Real-time / Interactive Plotting: While Seaborn plots are static, libraries like Plotly or Altair are better suited for interactive web-based dashboards or real-time data streaming visualization.

Alternative Methods & Modern Approaches:

Pure Matplotlib: For ultimate control, Matplotlib is the foundation. Seaborn makes statistical plots easier, but if you need a very specific layout or custom plot element, Matplotlib’s object-oriented API is the way to go.
Plotly/Dash: For interactive web-based dashboards and dynamic plots. Plotly can render similar statistical plots but provides pan, zoom, and hover functionalities out of the box.
Altair: A declarative statistical visualization library based on Vega-Lite. It’s excellent for quickly exploring data and generating interactive plots with a concise syntax, often outperforming Seaborn on some types of interactivity.
Datashader: For truly massive datasets (billions of points), Datashader combined with HoloViews or Plotly can render aggregate visualizations efficiently by rasterizing data before plotting, bypassing Matplotlib’s per-point rendering limitations.

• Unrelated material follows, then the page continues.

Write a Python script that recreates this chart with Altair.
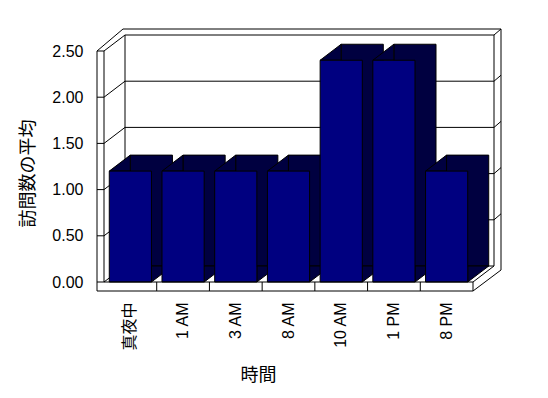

For more on this, Check out more Data Science Tutorials.

Author’s Final Verdict

As a data scientist, I consider Seaborn an essential tool in my toolkit for exploratory data analysis and effective communication. Its high-level interface significantly reduces the cognitive load and boilerplate code associated with statistical plotting, allowing me to focus on the data insights rather than the plotting mechanics. However, its power comes with the responsibility of understanding its underlying Matplotlib dependency and performance characteristics, especially when dealing with large datasets. My recommendation is to embrace Seaborn for its elegance and efficiency in standard statistical plots, but always be prepared to dive into Matplotlib for fine-grained control or leverage other specialized libraries for extreme scale or interactivity. Use it pragmatically, and it will elevate your data visualizations considerably.